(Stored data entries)
▽

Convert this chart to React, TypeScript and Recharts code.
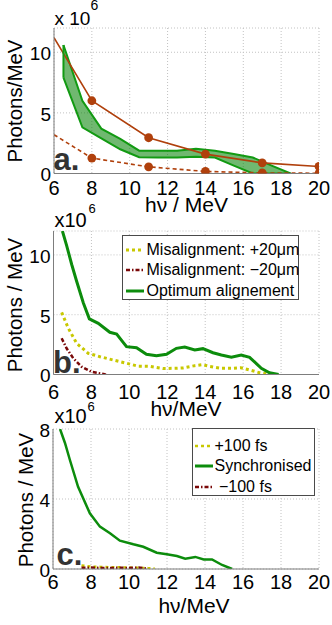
import React from 'react';
import { ComposedChart, Line, Area, XAxis, YAxis, CartesianGrid, Legend, Label } from 'recharts';

const FONT = '"Liberation Sans", Arial, Helvetica, sans-serif';

// ---------- Panel a ----------
const energyA = [6, 8, 11, 14, 17, 20];
const upperBoundA = [11.2, 6.0, 2.95, 1.6, 0.88, 0.58];
const lowerBoundA = [3.2, 1.27, 0.55, 0.17, 0.05, 0.02];
const bandEnergyA = [6.5, 7.5, 8.5, 9.5, 10.5, 11.5, 12.5, 13.5, 14.5, 15.5, 16.5, 17.5, 18.5];
const bandHighA = [10.6, 6.0, 3.7, 2.85, 1.88, 1.88, 1.88, 2.05, 1.88, 1.6, 1.32, 0.65, 0];
const bandLowA = [7.9, 3.8, 2.9, 2.0, 1.35, 1.32, 1.32, 1.38, 1.32, 0.65, 0, 0, 0];

// ---------- Panel b ----------
const optimumEnergy = [6.47, 6.69, 6.96, 7.22, 7.57, 7.89, 8.36, 8.97, 9.33, 9.85, 10.38, 10.9, 11.43, 11.96, 12.48, 12.92, 13.45, 13.88, 14.41, 14.85, 15.38, 15.9, 16.34, 16.96, 17.39, 17.87];
const optimumPhotons = [12.0, 10.8, 9.2, 7.8, 6.0, 4.65, 4.28, 3.53, 3.39, 2.33, 2.24, 1.69, 1.57, 1.69, 2.19, 2.3, 2.05, 2.16, 1.82, 1.63, 1.44, 1.63, 1.44, 0.52, 0.15, 0];
const plus20Energy = [6.43, 6.78, 7.22, 7.83, 8.45, 9.15, 9.85, 10.46, 11.1, 11.78, 12.48, 12.83, 13.45, 13.85, 14.24, 14.85, 15.46, 15.87, 16.34, 16.87, 17.5];
const plus20Photons = [5.2, 3.87, 2.61, 1.77, 1.49, 1.21, 0.94, 0.7, 0.68, 0.5, 0.52, 0.55, 0.74, 0.82, 0.68, 0.52, 0.52, 0.57, 0.38, 0.15, 0];
const minus20Energy = [6.43, 6.69, 7.04, 7.48, 8.0, 8.7, 8.85];
const minus20Photons = [3.03, 2.19, 1.36, 0.65, 0.23, 0.02, 0];
const legendNamesB = ['Misalignment: +20\u03bcm', 'Misalignment: \u221220\u03bcm', 'Optimum alignement'];

// ---------- Panel c ----------
const syncEnergy = [6.37, 6.63, 6.89, 7.32, 7.94, 8.47, 9.0, 9.52, 10.23, 10.75, 11.46, 11.99, 12.52, 12.96, 13.49, 13.93, 14.37, 14.9, 15.43];
const syncPhotons = [8.0, 7.2, 6.23, 4.7, 3.18, 2.42, 2.04, 1.62, 1.41, 1.27, 0.93, 0.84, 0.74, 0.59, 0.69, 0.55, 0.55, 0.23, 0];
const plus100Energy = [7.5, 8, 8.5, 9, 9.5, 10, 10.5, 11, 11.35];
const plus100Photons = [0.2, 0.14, 0.12, 0.1, 0.1, 0.08, 0.07, 0.05, 0.03];
const minus100Energy = [7.5, 8, 8.5, 9, 9.5, 10, 10.5, 10.9];
const minus100Photons = [0.07, 0.08, 0.06, 0.06, 0.07, 0.06, 0.08, 0.03];
const legendNamesC = ['+100 fs', 'Synchronised', ' \u2212100 fs'];

// ---------- axes ----------
const xTicks = [6, 8, 10, 12, 14, 16, 18, 20];
const yTicksAB = [0, 5, 10];
const yTicksC = [0, 4, 8];

const pts = (xs: number[], ys: number[]) => xs.map((x, i) => ({ x, y: ys[i] }));
const stepList = (a: number, b: number, s: number) => {
  const out: number[] = [];
  for (let v = a; v <= b + 1e-9; v += s) out.push(Math.round(v * 100) / 100);
  return out;
};

const GRAY = '#7d7d7d';
const BROWN = '#b0400c';
const GREEN = '#0c8c0c';
const YELLOW = '#c8c800';
const DARKRED = '#7a0808';

const XTick = (p: any) => (
  <text x={p.x} y={p.y} dy="0.71em" textAnchor="middle" fontSize={20} fill="#000" fontFamily={FONT}>
    {p.payload.value}
  </text>
);
const YTick = (p: any) => (
  <text x={p.x} y={p.y} dy="0.42em" textAnchor="end" fontSize={19} fill="#000" fontFamily={FONT}>
    {p.payload.value}
  </text>
);

function frameAxes(yMax: number, minorStepY: number) {
  const xMinor = stepList(6, 20, 0.5);
  const yMinor = stepList(0, yMax, minorStepY);
  return [
    <XAxis key="xt" xAxisId="top" orientation="top" mirror type="number" dataKey="x" domain={[6, 20]} allowDataOverflow
      ticks={xMinor} interval={0} tick={false} tickSize={3} tickLine={{ stroke: GRAY }} axisLine={{ stroke: GRAY }} height={0} />,
    <XAxis key="xbm" xAxisId="bm" orientation="bottom" mirror type="number" dataKey="x" domain={[6, 20]} allowDataOverflow
      ticks={xMinor} interval={0} tick={false} tickSize={3} tickLine={{ stroke: GRAY }} axisLine={false} height={0} />,
    <YAxis key="yr" yAxisId="right" orientation="right" mirror type="number" domain={[0, yMax]} allowDataOverflow
      ticks={yMinor} interval={0} tick={false} tickSize={3} tickLine={{ stroke: GRAY }} axisLine={{ stroke: GRAY }} width={0} />,
    <YAxis key="ylm" yAxisId="lm" orientation="left" mirror type="number" domain={[0, yMax]} allowDataOverflow
      ticks={yMinor} interval={0} tick={false} tickSize={3} tickLine={{ stroke: GRAY }} axisLine={false} width={0} />,
  ];
}

const markerDot = (fill: string) => (p: any) =>
  p.index === 0 ? <g key={`d${p.index}`} /> : <circle key={`d${p.index}`} cx={p.cx} cy={p.cy} r={4.4} fill={fill} stroke="none" />;

const Sample = ({ color, dash, w }: { color: string; dash?: string; w: number }) => (
  <svg width={20} height={12} style={{ flex: '0 0 auto' }}>
    <line x1={1} x2={19} y1={6} y2={6} stroke={color} strokeWidth={w} strokeDasharray={dash} />
  </svg>
);

const LegendB = () => (
  <div style={{ width: 177, height: 65, border: `1px solid #4a4a4a`, background: '#fff', boxSizing: 'border-box', paddingTop: 4, fontFamily: FONT, fontSize: 16, color: '#000' }}>
    {[{ c: YELLOW, d: '3 3', w: 3 }, { c: DARKRED, d: '4 2 1.5 2', w: 2.5 }, { c: GREEN, d: undefined, w: 3 }].map((s, i) => (
      <div key={i} style={{ display: 'flex', alignItems: 'center', height: 20.5, paddingLeft: 2 }}>
        <Sample color={s.c} dash={s.d} w={s.w} />
        <span style={{ whiteSpace: 'pre', marginLeft: 2, lineHeight: '20px' }}>{legendNamesB[i]}</span>
      </div>
    ))}
  </div>
);

const LegendC = () => (
  <div style={{ width: 123, height: 68, border: `1px solid #4a4a4a`, background: '#fff', boxSizing: 'border-box', paddingTop: 7, fontFamily: FONT, fontSize: 16, color: '#000' }}>
    {[{ c: YELLOW, d: '3 3', w: 2.5 }, { c: GREEN, d: undefined, w: 3 }, { c: DARKRED, d: '4 2 1.5 2', w: 2.5 }].map((s, i) => (
      <div key={i} style={{ display: 'flex', alignItems: 'center', height: 20.3, paddingLeft: 1 }}>
        <Sample color={s.c} dash={s.d} w={s.w} />
        <span style={{ whiteSpace: 'pre', marginLeft: 1, lineHeight: '20px' }}>{legendNamesC[i]}</span>
      </div>
    ))}
  </div>
);

const bandDataA = bandEnergyA.map((x, i) => ({ x, range: [bandLowA[i], bandHighA[i]] }));
const bandEdgeA = [
  { x: bandEnergyA[0], y: bandLowA[0] },
  { x: bandEnergyA[0], y: bandHighA[0] },
];

const yLabel = (x: number, y: number, text: string) => (
  <text x={x} y={y} transform={`rotate(-90 ${x} ${y})`} textAnchor="middle" fontSize={20.5} fill="#000" fontFamily={FONT}>{text}</text>
);

const PanelA = () => (
  <ComposedChart width={332} height={215} data={bandDataA} margin={{ top: 28, right: 13, bottom: 11.5, left: 0 }}>
    <CartesianGrid stroke="#c2c2c2" strokeDasharray="1 2" />
    <XAxis type="number" dataKey="x" domain={[6, 20]} allowDataOverflow ticks={xTicks} interval={0} tick={<XTick />}
      tickSize={0} tickMargin={7} tickLine={false} axisLine={{ stroke: GRAY }} height={30}>
      <Label content={() => (
        <text x={186.5} y={211.5} textAnchor="middle" fontSize={21} fill="#000" fontFamily={FONT}>h{'\u03bd'} / MeV</text>
      )} />
    </XAxis>
    <YAxis type="number" domain={[0, 12]} allowDataOverflow ticks={yTicksAB} interval={0} tick={<YTick />}
      tickSize={0} tickMargin={3} tickLine={false} axisLine={{ stroke: GRAY }} width={54}>
      <Label content={() => (
        <g>
          {yLabel(21.5, 101, 'Photons/MeV')}
          <text x={54.5} y={25} fontSize={19} fill="#000" fontFamily={FONT}>x 10</text>
          <text x={90.5} y={10} fontSize={14} fill="#000" fontFamily={FONT}>6</text>
          <text x={53.5} y={170} fontSize={31} fontWeight="bold" fill="#333" fontFamily={FONT}>a.</text>
        </g>
      )} />
    </YAxis>
    {frameAxes(12, 0.5)}
    <Line data={pts(energyA, upperBoundA)} dataKey="y" type="linear" stroke={BROWN} strokeWidth={1.6}
      dot={markerDot(BROWN)} activeDot={false} isAnimationActive={false} />
    <Line data={pts(energyA, lowerBoundA)} dataKey="y" type="linear" stroke={BROWN} strokeWidth={1.6} strokeDasharray="4 3"
      dot={markerDot(BROWN)} activeDot={false} isAnimationActive={false} />
    <Area dataKey="range" type="linear" stroke="#129a12" strokeWidth={2} fill="#008000" fillOpacity={0.56}
      dot={false} activeDot={false} isAnimationActive={false} />
    <Line data={bandEdgeA} dataKey="y" type="linear" stroke="#129a12" strokeWidth={2}
      dot={false} activeDot={false} isAnimationActive={false} />
  </ComposedChart>
);

const PanelB = () => (
  <ComposedChart width={332} height={225} margin={{ top: 31, right: 13, bottom: 20.5, left: 0 }}>
    <CartesianGrid stroke="#c2c2c2" strokeDasharray="1 2" />
    <XAxis type="number" dataKey="x" domain={[6, 20]} allowDataOverflow ticks={xTicks} interval={0} tick={<XTick />}
      tickSize={0} tickMargin={10.5} tickLine={false} axisLine={{ stroke: GRAY }} height={30}>
      <Label content={() => (
        <text x={186} y={216} textAnchor="middle" fontSize={21} fill="#000" fontFamily={FONT}>h{'\u03bd'}/MeV</text>
      )} />
    </XAxis>
    <YAxis type="number" domain={[0, 12]} allowDataOverflow ticks={yTicksAB} interval={0} tick={<YTick />}
      tickSize={0} tickMargin={3} tickLine={false} axisLine={{ stroke: GRAY }} width={53.5}>
      <Label content={() => (
        <g>
          {yLabel(21.5, 105, 'Photons / MeV')}
          <text x={54.5} y={26.5} fontSize={20} fill="#000" fontFamily={FONT}>x10</text>
          <text x={88.5} y={13} fontSize={13} fill="#000" fontFamily={FONT}>6</text>
          <text x={53} y={173} fontSize={31} fontWeight="bold" fill="#333" fontFamily={FONT}>b.</text>
        </g>
      )} />
    </YAxis>
    {frameAxes(12, 0.5)}
    <Line data={pts(plus20Energy, plus20Photons)} dataKey="y" type="linear" stroke={YELLOW} strokeWidth={3} strokeDasharray="3 3"
      dot={false} activeDot={false} isAnimationActive={false} />
    <Line data={pts(minus20Energy, minus20Photons)} dataKey="y" type="linear" stroke={DARKRED} strokeWidth={2.5} strokeDasharray="4 2 1.5 2"
      dot={false} activeDot={false} isAnimationActive={false} />
    <Line data={pts(optimumEnergy, optimumPhotons)} dataKey="y" type="linear" stroke={GREEN} strokeWidth={3}
      dot={false} activeDot={false} isAnimationActive={false} />
    <Legend layout="vertical" align="center" verticalAlign="middle"
      wrapperStyle={{ left: 121.5, top: 34.5, width: 177, height: 65 }} content={() => <LegendB />} />
  </ComposedChart>
);

const PanelC = () => (
  <ComposedChart width={332} height={225} margin={{ top: 29, right: 13, bottom: 26, left: 0 }}>
    <CartesianGrid stroke="#c2c2c2" strokeDasharray="1 2" />
    <XAxis type="number" dataKey="x" domain={[6, 20]} allowDataOverflow ticks={xTicks} interval={0} tick={<XTick />}
      tickSize={0} tickMargin={6} tickLine={false} axisLine={{ stroke: GRAY }} height={30}>
      <Label content={() => (
        <text x={194} y={213} textAnchor="middle" fontSize={21} fill="#000" fontFamily={FONT}>h{'\u03bd'}/MeV</text>
      )} />
    </XAxis>
    <YAxis type="number" domain={[0, 8]} allowDataOverflow ticks={yTicksC} interval={0} tick={<YTick />}
      tickSize={0} tickMargin={3} tickLine={false} axisLine={{ stroke: GRAY }} width={53}>
      <Label content={() => (
        <g>
          {yLabel(32.5, 100, 'Photons / MeV')}
          <text x={54.5} y={23} fontSize={20} fill="#000" fontFamily={FONT}>x10</text>
          <text x={87.5} y={11} fontSize={13} fill="#000" fontFamily={FONT}>6</text>
          <text x={56.5} y={165} fontSize={31} fontWeight="bold" fill="#333" fontFamily={FONT}>c.</text>
        </g>
      )} />
    </YAxis>
    {frameAxes(8, 0.5)}
    <Line data={pts(plus100Energy, plus100Photons)} dataKey="y" type="linear" stroke={YELLOW} strokeWidth={2.5} strokeDasharray="3 3"
      dot={false} activeDot={false} isAnimationActive={false} />
    <Line data={pts(syncEnergy, syncPhotons)} dataKey="y" type="linear" stroke={GREEN} strokeWidth={2.5}
      dot={false} activeDot={false} isAnimationActive={false} />
    <Line data={pts(minus100Energy, minus100Photons)} dataKey="y" type="linear" stroke={DARKRED} strokeWidth={2.5} strokeDasharray="4 2 1.5 2"
      dot={false} activeDot={false} isAnimationActive={false} />
    <Legend layout="vertical" align="center" verticalAlign="middle"
      wrapperStyle={{ left: 191.5, top: 28, width: 123, height: 68 }} content={() => <LegendC />} />
  </ComposedChart>
);

export default function App() {
  return (
    <div style={{ position: 'absolute', left: 0, top: 0, width: 332, height: 625, background: '#fff', overflow: 'hidden' }}>
      <div style={{ position: 'absolute', left: 0, top: 0 }}><PanelA /></div>
      <div style={{ position: 'absolute', left: 0, top: 200 }}><PanelB /></div>
      <div style={{ position: 'absolute', left: 0, top: 400 }}><PanelC /></div>
    </div>
  );
}
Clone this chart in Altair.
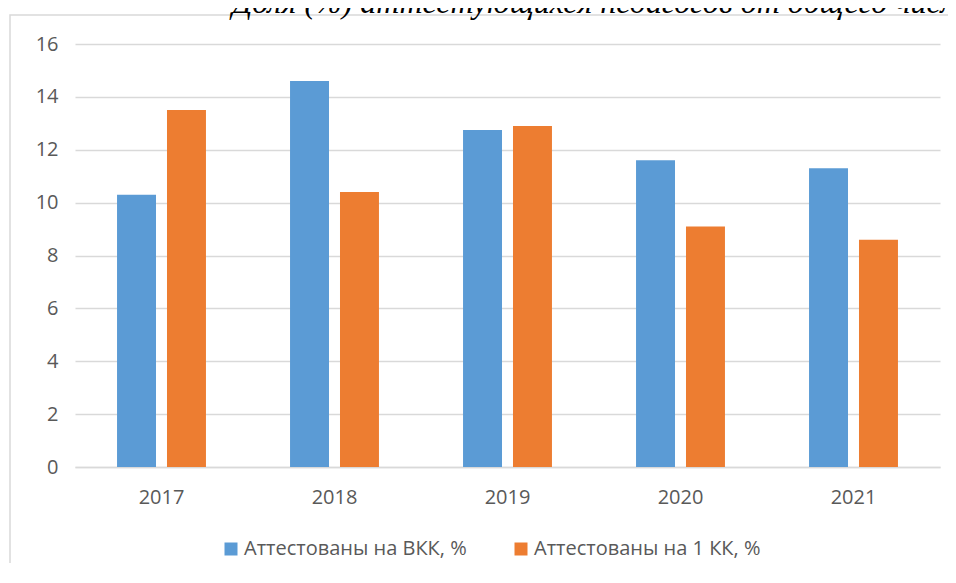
import altair as alt
import pandas as pd

years = ["2017", "2018", "2019", "2020", "2021"]
vkk = [10.3, 14.6, 12.75, 11.6, 11.3]
kk1 = [13.5, 10.4, 12.9, 9.1, 8.6]
series_names = ["Аттестованы на ВКК, %", "Аттестованы на 1 КК, %"]
colors = ["#5B9BD5", "#ED7D31"]
y_ticks = [0, 2, 4, 6, 8, 10, 12, 14, 16]
title_text = "Доля (%) аттестующихся педагогов от общего числа педагогов"

rows = []
for i, yr in enumerate(years):
    rows.append({"year": yr, "series": series_names[0], "value": vkk[i]})
    rows.append({"year": yr, "series": series_names[1], "value": kk1[i]})
df = pd.DataFrame(rows)
one = pd.DataFrame({"t": [title_text]})

FONT = "Open Sans"
GRAY = "#595959"
GRID = "#D9D9D9"

bars = alt.Chart(df).mark_bar().encode(
    x=alt.X("year:N", sort=years, title=None,
            scale=alt.Scale(paddingInner=0.486, paddingOuter=0.243),
            axis=alt.Axis(labelAngle=0, labelFontSize=20, labelColor=GRAY, labelFont=FONT,
                          domainColor=GRID, domainWidth=1.5, ticks=False, tickSize=0,
                          labelPadding=20, grid=False)),
    xOffset=alt.XOffset("series:N", sort=series_names,
                        scale=alt.Scale(paddingInner=0.22, paddingOuter=0)),
    y=alt.Y("value:Q", title=None, scale=alt.Scale(domain=[0, 16], nice=False),
            axis=alt.Axis(values=y_ticks, labelFontSize=20, labelColor=GRAY, labelFont=FONT,
                          domain=False, ticks=False, tickSize=0, labelPadding=17,
                          grid=True, gridColor=GRID, gridWidth=1.5)),
    color=alt.Color("series:N", sort=series_names,
                    scale=alt.Scale(domain=series_names, range=colors),
                    legend=alt.Legend(title=None, orient="none", legendX=146, legendY=495,
                                      direction="horizontal", symbolType="square",
                                      symbolSize=169, symbolStrokeWidth=0,
                                      labelFontSize=20, labelFont=FONT, labelColor=GRAY,
                                      labelOffset=3, columnPadding=44, labelLimit=400)),
)

frame = alt.Chart(one).mark_rect(filled=False, stroke=GRID, strokeWidth=1.5).encode(
    x=alt.value(-65), x2=alt.value(1200), y=alt.value(-29), y2=alt.value(1200)
)

title = alt.Chart(one).mark_text(
    align="left", baseline="alphabetic", font="Liberation Serif", fontStyle="italic",
    fontSize=32, color="black"
).encode(x=alt.value(157), y=alt.value(-31.3), text="t:N")

chart = alt.layer(frame, bars, title).properties(
    width=865, height=423,
    autosize=alt.AutoSizeParams(type="none"),
    padding={"left": 67, "top": 36, "right": 8, "bottom": 96},
).configure_view(stroke=None)

chart.save("out.html", embed_options={"renderer": "svg", "actions": False})
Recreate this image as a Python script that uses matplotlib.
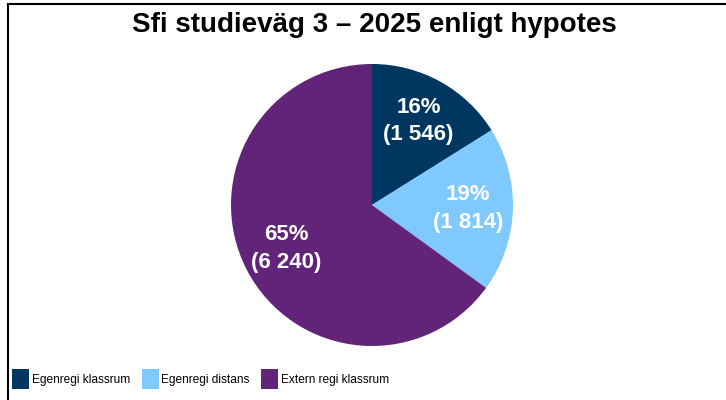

△

GIVEN TASK: Everything from the first line of the entries through the line that contains "0.65, 0, 0, 0];" is to be reproduced exactly, except the pictures.

EXERCISE SOLUTION:
Convert this chart to React, TypeScript and Recharts code.
import React from 'react';
import { ComposedChart, Line, Area, XAxis, YAxis, CartesianGrid, Legend, Label } from 'recharts';

const FONT = '"Liberation Sans", Arial, Helvetica, sans-serif';

// ---------- Panel a ----------
const energyA = [6, 8, 11, 14, 17, 20];
const upperBoundA = [11.2, 6.0, 2.95, 1.6, 0.88, 0.58];
const lowerBoundA = [3.2, 1.27, 0.55, 0.17, 0.05, 0.02];
const bandEnergyA = [6.5, 7.5, 8.5, 9.5, 10.5, 11.5, 12.5, 13.5, 14.5, 15.5, 16.5, 17.5, 18.5];
const bandHighA = [10.6, 6.0, 3.7, 2.85, 1.88, 1.88, 1.88, 2.05, 1.88, 1.6, 1.32, 0.65, 0];
const bandLowA = [7.9, 3.8, 2.9, 2.0, 1.35, 1.32, 1.32, 1.38, 1.32, 0.65, 0, 0, 0];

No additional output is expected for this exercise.